QQS pretends to be liberated, evolved, mature by taking on adults with a past, but all it’s interested in is helping Jaya find a mate.
The film is also flawed in its plot details, screenplay. During the trip, we learn nothing about Jaya and Irrfan’s past relationships, of real, emotional complications about starting life afresh. All we get are silly, stock scenes — including one where she’s drunk and gets all touchy-feely — or convoluted, meaningless encounters that eat up a lot of time.
There are no real conversations between them, as if the sanskari film is scared that intimacy will lead to sex.
Also, despite an ensemble of supporting actors, no other character comes alive.

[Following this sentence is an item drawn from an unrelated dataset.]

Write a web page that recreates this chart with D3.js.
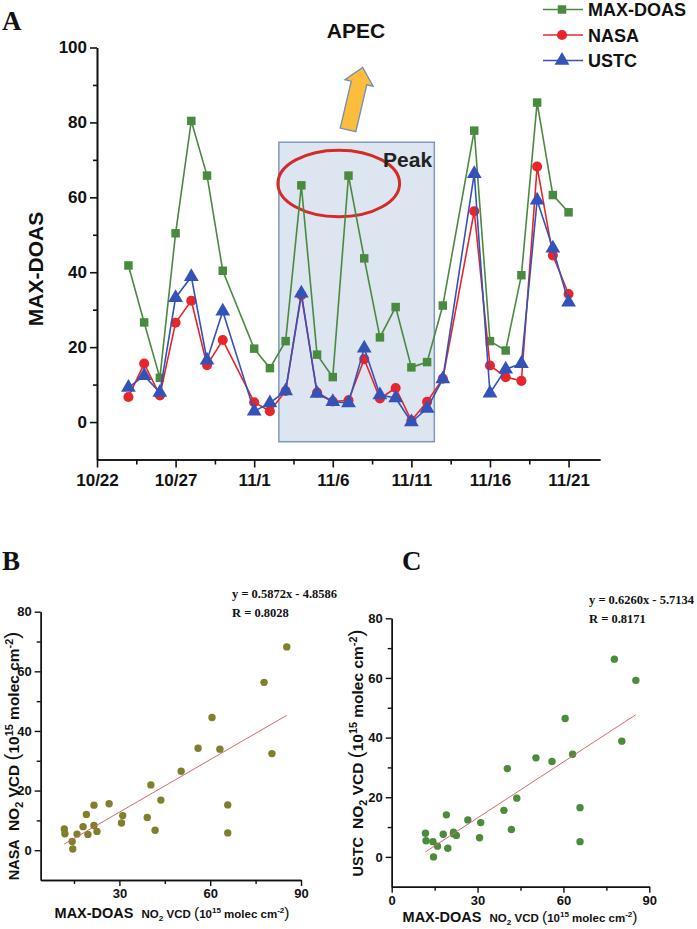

All they get are two lines and a title — Annoying Parlour Aunty, Sweet Taxi Driver, Brother on Skype... If Jaya and Yogi had just stayed in Bandra and sipped Latte while exchanging more nuggets about the joys of mangoes and pakodas, Qarib Qarib Singlle may have been a slightly better film.
That’s not to say that Qarib Qarib Singlle doesn’t work. It does, because sitting inside this annoying setup is a heart, pulsating and excited at giving life another shot. And because its lead pair is beautifully mismatched and yet in sync, and played by excellent actors.
Poised and self-possessed, Parvathy, of Charlie and Take Off fame, is lovely and inhabits her character with confidence and a measure of ease that’s very appealing and, well, sexy.
Though she’s in control in most scenes, in a few she overacts and is all over the place. I’d put that down to lazy writing and bad dialogue. Her Jaya is the sweet, warm foil to the crazy but charming Yogi.
Qarib Qarib Singlle finds its anchor in Jaya, but draws its power, mojo and the heady promise of romance from Irrfan Khan.
Though Irrfan Khan’s acting now is made up of predictable mannerisms — especially when he’s playing voluble characters — his ability to slip in a mumbled asides/comments/insult under the table, only for our benefit, win us over. Always.